It’s all to do with that nasty carbon dioxide which cars and industrial processes pump out. Surely, there has to be a neat easy and simple solution to take all this nasty carbon dioxide and turn it into fuel?
Well now there is.
Air Fuel Synthesis (AFS) in the UK has developed a system which combines carbon dioxide and water to produce a hydrocarbon base product. This base product can then be converted into most of the gasoline products we’ve got used to getting from oil.
It’s not that the science is particularly complicated; it’s just that AFS has managed to nail the end-to-end process and use renewable energy to power it.
In essence, it works like this:
Wind turbines produce electricity to power an electrolyser. This splits water into hydrogen and oxygen and the hydrogen is combined with carbon dioxide from the air to make the base hydrocarbon. The hydrocarbon can then be used to produce gas, lubricants, plastics, and all other sorts of goodies.
Furthermore, the gas doesn’t need any special additives and can go straight into today’s cars without engine modifications.
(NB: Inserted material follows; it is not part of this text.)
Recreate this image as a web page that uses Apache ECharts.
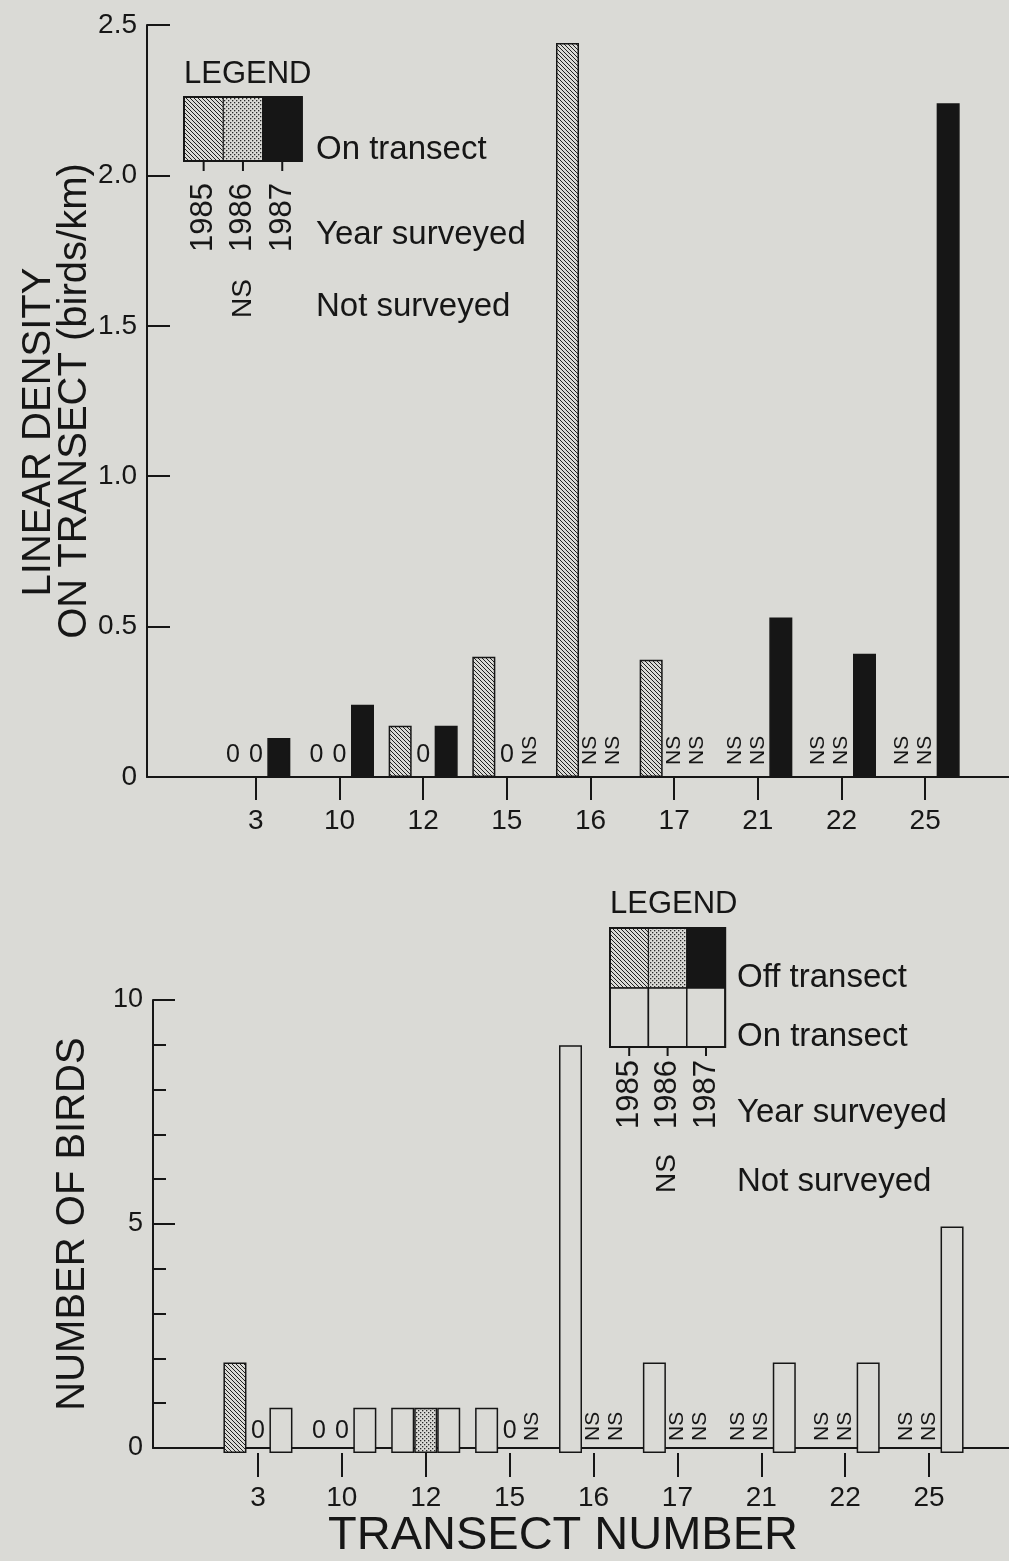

No batteries, no hydrogen fuel cells, nothing. Just pump it in like regular gas, from a regular pump.
The company has already built a demonstrator unit at its $1.7m development base which is churning out up to 10 litres of hydrocarbon a day. Its next aim is to raise the funding to take the project to the next level.
“We think that by the end of 2014, provided we can get the funding going, we can be producing petrol using renewable energy and doing it on a commercial basis,” says AFS CEO Peter Harrison. “We ought to be aiming for a refinery-scale operation within the next 15 years.”
He’s also fully aware of the impact the company’s process could have on an oil-dominated world.
“You have the potential to change the economics of a country if you can make your own fuel,” Harrison continues. “We’re talking to a number of island communities around the world and other niche markets to help solve their energy problems.”
There’s a whole basketful of if’s and but’s, the most important of which are: 1) whether the scaled up process can run exclusively from renewable energy, and 2) what the cost will be.
That said, this is believed to be the first such end-to-end process anywhere in the world. Not so much “carbon capture and storage,” as carbon capture and reuse.
A holy grail for clean technology if ever there was one, and perhaps the horizon of a post–fossil fuel economy.